I learned very early in my sobriety that it’s not my job to preach the good word or try to influence others to join my sober world. (This may sound incongruent because here I am writing about sobriety, but this is the appropriate place to do it. And you’ll notice that I’m not trying to get you to join my club, admit that you have a problem or bully you into my way of thinking. I wish to inspire you to ask questions and think on your own.) The more I pushed sobriety, the farther people backed away from me. “I got sober, why doesn’t everyone else?” My newfound, overzealous sobriety was draining me of friends.

30 days into my sobriety I began attending AA meetings hoping to find answers to my sober dilemmas. I discovered a lot during the following 9 months. I discovered some very helpful ideas and principles on self-reflection. However I also discovered that I was insulating myself into a cloistered world where “normies don’t understand us” and nonmembers are considered as outsiders. I attempted to spread step #12 – I was rebuffed and shunned by anyone outside of the private club.

I continued to attend. As I listened to others, I discovered that I must take personal responsibility for my own sobriety and not rely on anything but my own strength. That is when I began to write down my own thoughts and share my own interpretations of sobriety – but ONLY with those who are interested. I am fortunate to now be in a position where I can share what I have learned about living sober. I have not attended an AA meeting in over 5-1/2 years, I’m going on 6-1/2 years sober at this writing.

Fervent AA members often tell me things like: “You’re destined to fail. You’re not happy. You’re just white knuckling it. It won’t work. You need to work the steps. You need a higher power. You’re just kidding yourself. You’re going to fail. Etc…” My standard response is: “Why do you want to undermine my sobriety? I don’t want to harm your sobriety. Aren’t we both after the same goal, to live sober?”

I understand that my way of living sober is a problem for certain people, but that’s THEIR problem, not mine. I won’t even engage in debate. There’s nothing to be gained by trying to persuade for or against any program or system. I am not made better by getting you to agree with me or getting you to change your mind.
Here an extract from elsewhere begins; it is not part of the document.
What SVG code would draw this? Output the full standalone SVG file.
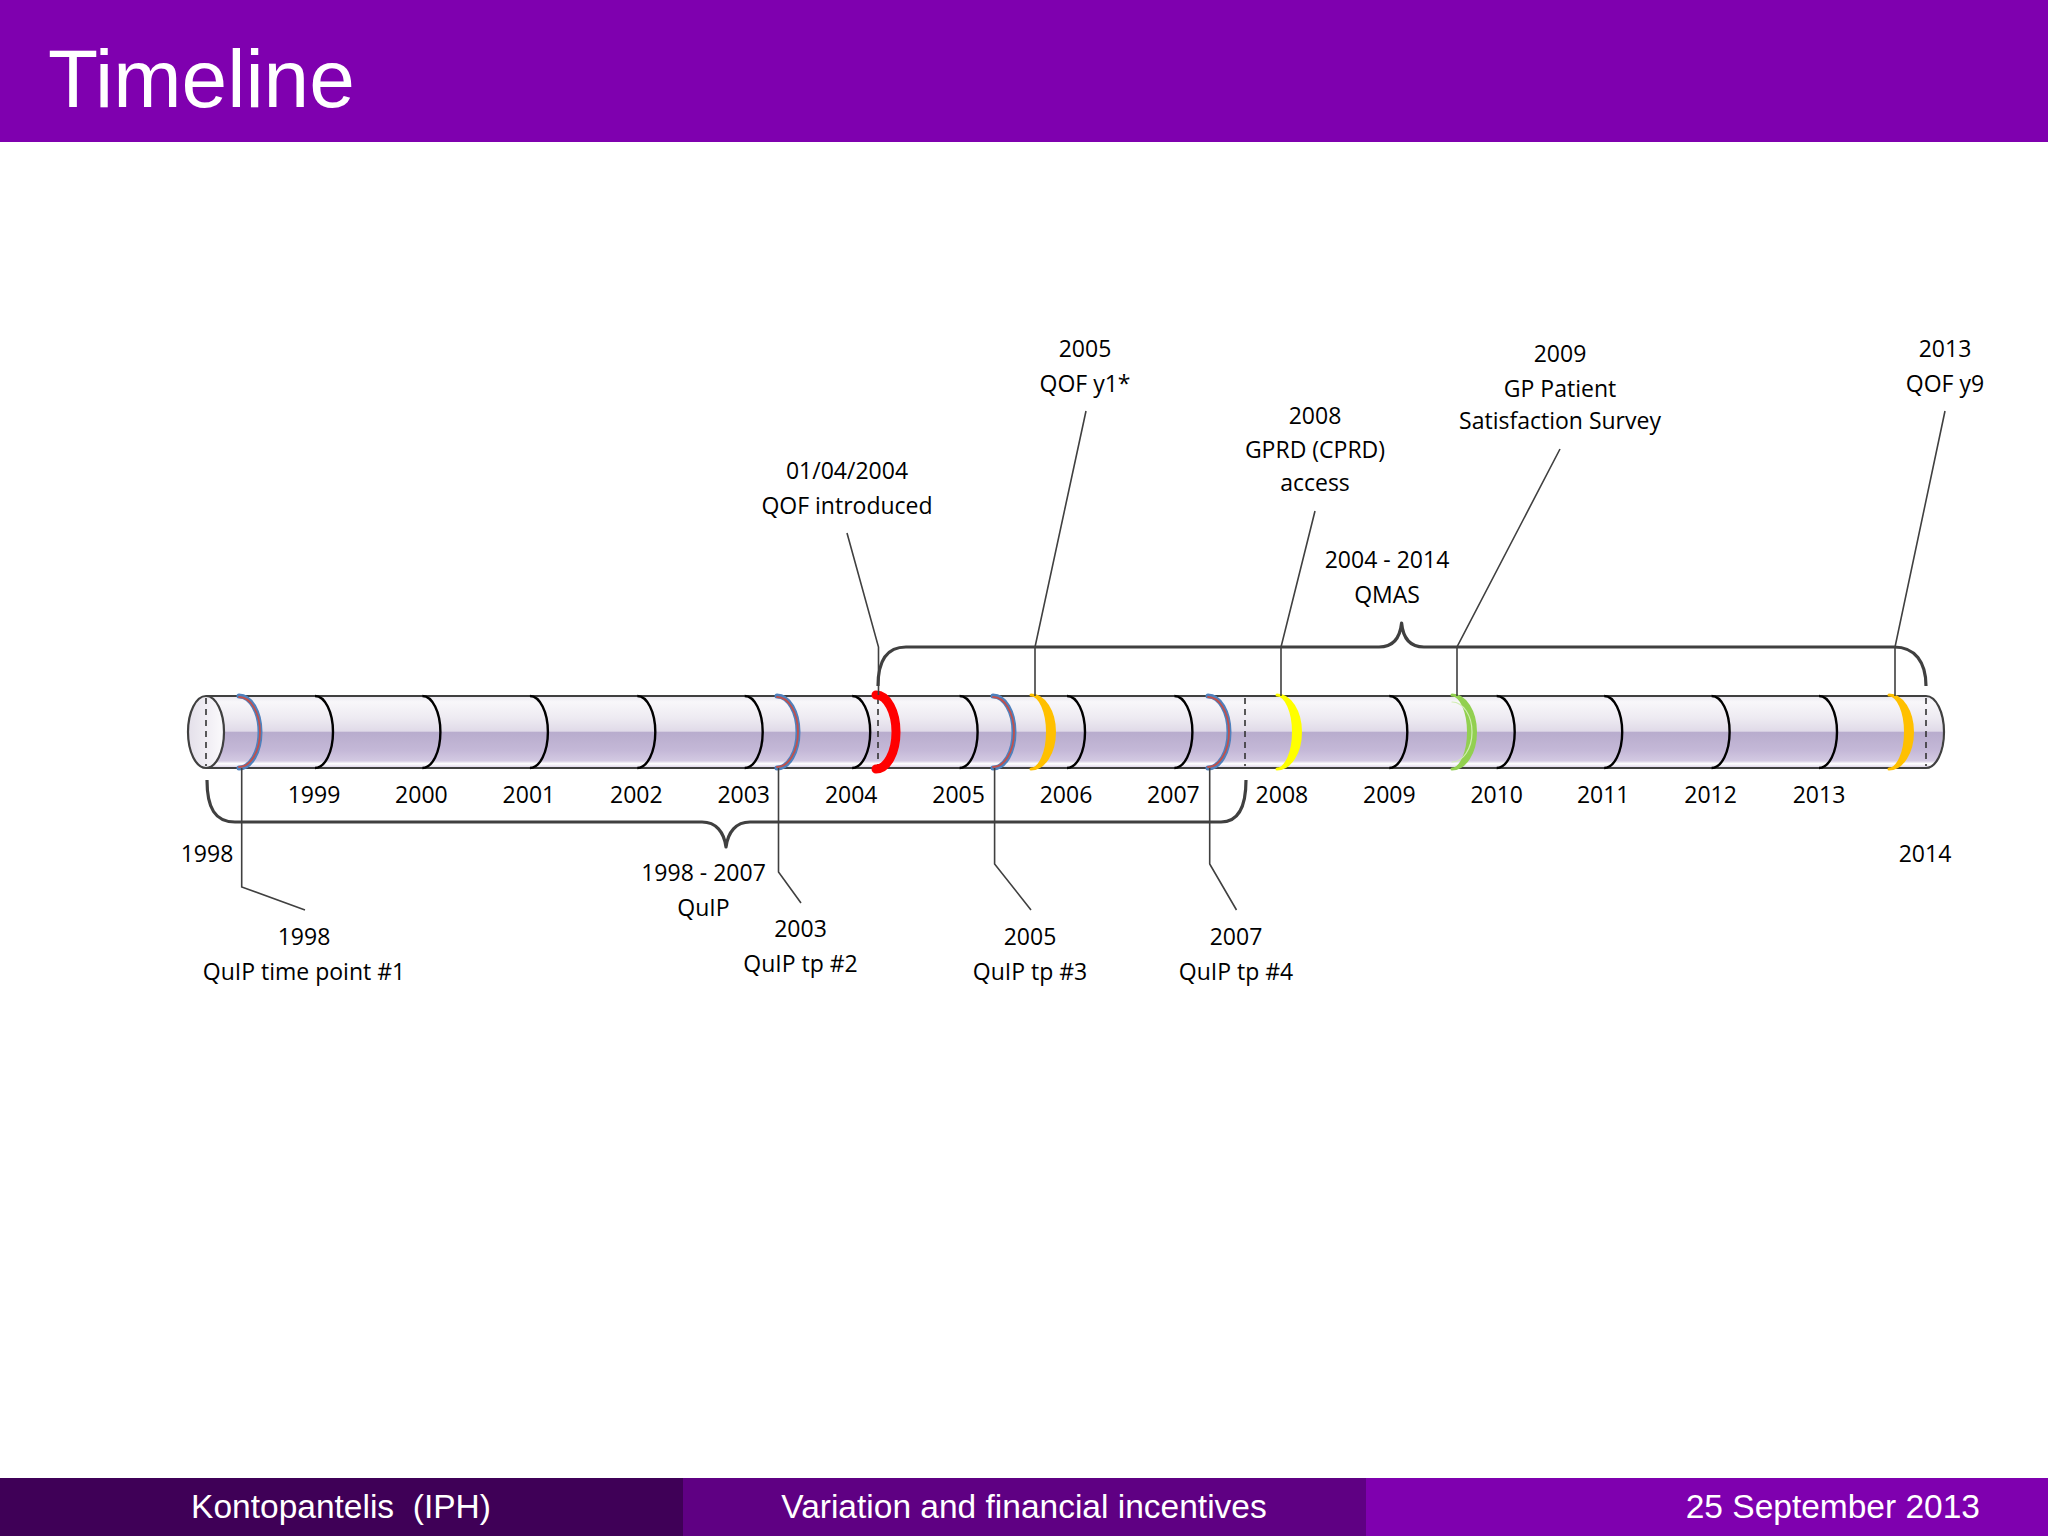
<svg xmlns="http://www.w3.org/2000/svg" width="2048" height="1536" viewBox="0 0 2048 1536">
<defs>
<linearGradient id="cyl" x1="0" y1="0" x2="0" y2="1">
<stop offset="0" stop-color="#E9E6EE"/>
<stop offset="0.08" stop-color="#F8F7FA"/>
<stop offset="0.3" stop-color="#EEEBF2"/>
<stop offset="0.49" stop-color="#E0DAE8"/>
<stop offset="0.5" stop-color="#B8ACCD"/>
<stop offset="0.75" stop-color="#C4B8D7"/>
<stop offset="0.9" stop-color="#D3C9E2"/>
<stop offset="0.94" stop-color="#FFFFFF"/>
<stop offset="1" stop-color="#D6CDE4"/>
</linearGradient>
<linearGradient id="cap" x1="0" y1="0" x2="1" y2="0">
<stop offset="0" stop-color="#E4E0EA"/>
<stop offset="1" stop-color="#FBFAFC"/>
</linearGradient>
<style>
text{font-family:"Open Sans","Liberation Sans",sans-serif;font-size:23px;fill:#000;text-anchor:middle}
.foot{font-family:"Liberation Sans",Arial,sans-serif;font-size:33.5px;fill:#fff}
.lead{fill:none;stroke:#404040;stroke-width:1.6}
.brace{fill:none;stroke:#404040;stroke-width:3.2;stroke-linejoin:round}
.yarc{fill:none;stroke:#000;stroke-width:2.4}
.dash{stroke:#333;stroke-width:1.6;stroke-dasharray:6 5}
.outline{stroke:#404040;stroke-width:2.2}
.mk{fill:none;stroke-linecap:round}
.cres{stroke-width:3;stroke-linejoin:round}
</style>
</defs>
<rect width="2048" height="1536" fill="#fff"/>
<!-- header -->
<rect x="0" y="0" width="2048" height="142" fill="#7F00AF"/>
<text x="48" y="107" style="font-family:'Liberation Sans',Arial,sans-serif;font-size:82px;fill:#fff;text-anchor:start">Timeline</text>

<!-- cylinder -->
<g id="cylinder">
<rect x="206" y="696" width="1720" height="72" fill="url(#cyl)"/>
<path d="M1925,696 A18,36 0 0 1 1925,768 Z" fill="url(#cyl)"/>
<path d="M1926,696 A18,36 0 0 1 1926,768" fill="none" class="outline"/>
<line x1="206" y1="696" x2="1926" y2="696" class="outline"/>
<line x1="206" y1="768" x2="1926" y2="768" class="outline"/>
<ellipse cx="206" cy="732" rx="18" ry="36" fill="url(#cap)" class="outline"/>
<line x1="206" y1="698" x2="206" y2="766" class="dash"/>
<line x1="1926" y1="698" x2="1926" y2="766" class="dash"/>
<line x1="878" y1="698" x2="878" y2="766" class="dash"/>
<line x1="1245" y1="698" x2="1245" y2="766" class="dash"/>
<!-- year arcs -->
<path class="yarc" d="M315,696 A18,36 0 0 1 315,768 M422.4,696 A18,36 0 0 1 422.4,768 M529.9,696 A18,36 0 0 1 529.9,768 M637.3,696 A18,36 0 0 1 637.3,768 M744.7,696 A18,36 0 0 1 744.7,768 M852.2,696 A18,36 0 0 1 852.2,768 M959.6,696 A18,36 0 0 1 959.6,768 M1067,696 A18,36 0 0 1 1067,768 M1174.4,696 A18,36 0 0 1 1174.4,768 M1389.3,696 A18,36 0 0 1 1389.3,768 M1496.7,696 A18,36 0 0 1 1496.7,768 M1604.2,696 A18,36 0 0 1 1604.2,768 M1711.6,696 A18,36 0 0 1 1711.6,768 M1819,696 A18,36 0 0 1 1819,768"/>
</g>

<!-- markers -->
<g id="markers">
<g id="m-quip1"><path class="mk" stroke="#4F81BD" stroke-width="5" d="M239,696 A21,36 0 0 1 239,768"/><path class="mk" stroke="#C0504D" stroke-width="1.8" d="M239,697 A21,35 0 0 1 239,767"/></g>
<g id="m-quip2"><path class="mk" stroke="#4F81BD" stroke-width="5" d="M777,696 A21,36 0 0 1 777,768"/><path class="mk" stroke="#C0504D" stroke-width="1.8" d="M777,697 A21,35 0 0 1 777,767"/></g>
<g id="m-quip3"><path class="mk" stroke="#4F81BD" stroke-width="5" d="M993,696 A21,36 0 0 1 993,768"/><path class="mk" stroke="#C0504D" stroke-width="1.8" d="M993,697 A21,35 0 0 1 993,767"/></g>
<g id="m-quip4"><path class="mk" stroke="#4F81BD" stroke-width="5" d="M1208,696 A21,36 0 0 1 1208,768"/><path class="mk" stroke="#C0504D" stroke-width="1.8" d="M1208,697 A21,35 0 0 1 1208,767"/></g>
<g id="m-qof"><path class="mk" stroke="#FF0000" stroke-width="9" d="M876,695 A20,37 0 0 1 876,769"/></g>
<g id="m-qofy1"><path class="cres" fill="#FFC000" stroke="#FFC000" d="M1031,695 A23.5,37 0 0 1 1031,769 A16.5,37 0 0 0 1031,695 Z"/></g>
<g id="m-gprd"><path class="cres" fill="#FFFF00" stroke="#FFFF00" d="M1277,695 A23.5,37 0 0 1 1277,769 A16.5,37 0 0 0 1277,695 Z"/></g>
<g id="m-gpss"><path class="cres" fill="#92D050" stroke="#92D050" d="M1452,695 A23.5,37 0 0 1 1452,769 A16.5,37 0 0 0 1452,695 Z"/><path class="mk" stroke="#D2EDB4" stroke-width="1.2" d="M1452,702 A20,30 0 0 1 1452,762"/></g>
<g id="m-qofy9"><path class="cres" fill="#FFC000" stroke="#FFC000" d="M1889,695 A23.5,37 0 0 1 1889,769 A16.5,37 0 0 0 1889,695 Z"/></g>
</g>

<!-- connectors -->
<g id="connectors">
<path class="brace" d="M878,686 C878,662 886,647 906,647 H1379 C1393,647 1400,638 1401.6,623 C1403,638 1410,647 1424,647 H1894 C1915,647 1926,662 1926,686"/>
<path class="brace" d="M207,780 C207,808 215,822 235,822 H702 C716,822 724,832 726,847 C728,832 736,822 750,822 H1221 C1238,822 1246,808 1246,780"/>
<path class="lead" d="M847,533 L878.5,647 L878.5,695"/>
<path class="lead" d="M1086,411 L1035,647 L1035,696"/>
<path class="lead" d="M1315,511 L1281,647 L1281,696"/>
<path class="lead" d="M1560,449 L1457,647 L1457,696"/>
<path class="lead" d="M1945,411 L1895,647 L1895,696"/>
<path class="lead" d="M241.7,768 L241.7,887 L305,910"/>
<path class="lead" d="M778.5,768 L778.5,872 L801,903"/>
<path class="lead" d="M994.6,768 L994.6,864 L1031,910"/>
<path class="lead" d="M1209.7,768 L1209.7,864 L1236.5,910"/>
</g>

<!-- year labels -->
<g id="years">
<text x="314" y="803">1999</text>
<text x="421.4" y="803">2000</text>
<text x="528.9" y="803">2001</text>
<text x="636.3" y="803">2002</text>
<text x="743.7" y="803">2003</text>
<text x="851.2" y="803">2004</text>
<text x="958.6" y="803">2005</text>
<text x="1066" y="803">2006</text>
<text x="1173.4" y="803">2007</text>
<text x="1281.9" y="803">2008</text>
<text x="1389.3" y="803">2009</text>
<text x="1496.7" y="803">2010</text>
<text x="1603.2" y="803">2011</text>
<text x="1710.6" y="803">2012</text>
<text x="1819" y="803">2013</text>
<text x="207" y="862">1998</text>
<text x="1925" y="862">2014</text>
</g>

<!-- top events -->
<g id="n-qof-introduced"><text x="847" y="479">01/04/2004</text><text x="847" y="514">QOF introduced</text></g>
<g id="n-qof-y1"><text x="1085" y="357">2005</text><text x="1085" y="392">QOF y1*</text></g>
<g id="n-gprd"><text x="1315" y="424">2008</text><text x="1315" y="458">GPRD (CPRD)</text><text x="1315" y="491">access</text></g>
<g id="n-qmas"><text x="1387" y="568">2004 - 2014</text><text x="1387" y="603">QMAS</text></g>
<g id="n-gpss"><text x="1560" y="362">2009</text><text x="1560" y="397">GP Patient</text><text x="1560" y="429">Satisfaction Survey</text></g>
<g id="n-qof-y9"><text x="1945" y="357">2013</text><text x="1945" y="392">QOF y9</text></g>

<!-- bottom events -->
<g id="n-quip"><text x="703.5" y="881">1998 - 2007</text><text x="703.5" y="916">QuIP</text></g>
<g id="n-quip-tp1"><text x="304" y="945">1998</text><text x="304" y="980">QuIP time point #1</text></g>
<g id="n-quip-tp2"><text x="800.5" y="937">2003</text><text x="800.5" y="972">QuIP tp #2</text></g>
<g id="n-quip-tp3"><text x="1030" y="945">2005</text><text x="1030" y="980">QuIP tp #3</text></g>
<g id="n-quip-tp4"><text x="1236" y="945">2007</text><text x="1236" y="980">QuIP tp #4</text></g>

<!-- footer -->
<g id="footer">
<rect x="0" y="1478" width="683" height="58" fill="#3F0057"/>
<rect x="683" y="1478" width="683" height="58" fill="#5F0083"/>
<rect x="1366" y="1478" width="682" height="58" fill="#7F00AF"/>
<text class="foot" x="341" y="1518" xml:space="preserve">Kontopantelis  (IPH)</text>
<text class="foot" x="1024" y="1518">Variation and financial incentives</text>
<text class="foot" x="1980" y="1518" style="text-anchor:end">25 September 2013</text>
</g>
</svg>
I have found that my laidback attitude and approach to sobriety is beneficial to me and to my relationships with other people – even drinkers. I make sure that my sobriety is not a problem to them – my sobriety is my problem and no one else’s.

So, how do I cohesively wrap this up? I believe that you should ask a lot of questions of yourself (in no particular sequence or order of importance):

  • Do I think I have a drinking problem?
  • Does someone else think I have a drinking problem?
  • Does my drinking create problems for me or for others?
  • Do I drink to appease someone else?
  • Do I stay sober to appease someone else?
  • What do I expect from others with these appeasements?
  • Does my style of sobriety create problems for me or for others?
  • Do others have a problem with my style of sobriety?
  • Are any of my concerns legitimate?
  • Is there validity to the problems people may claim I have?
  • How can I make the best out of my own situation?
  • What can I do that I can be proud of?

Drink if you want to. Become a member of a group if you want to. Do your own thing if you want to. But please remember that there will be consequences to every action and every inaction.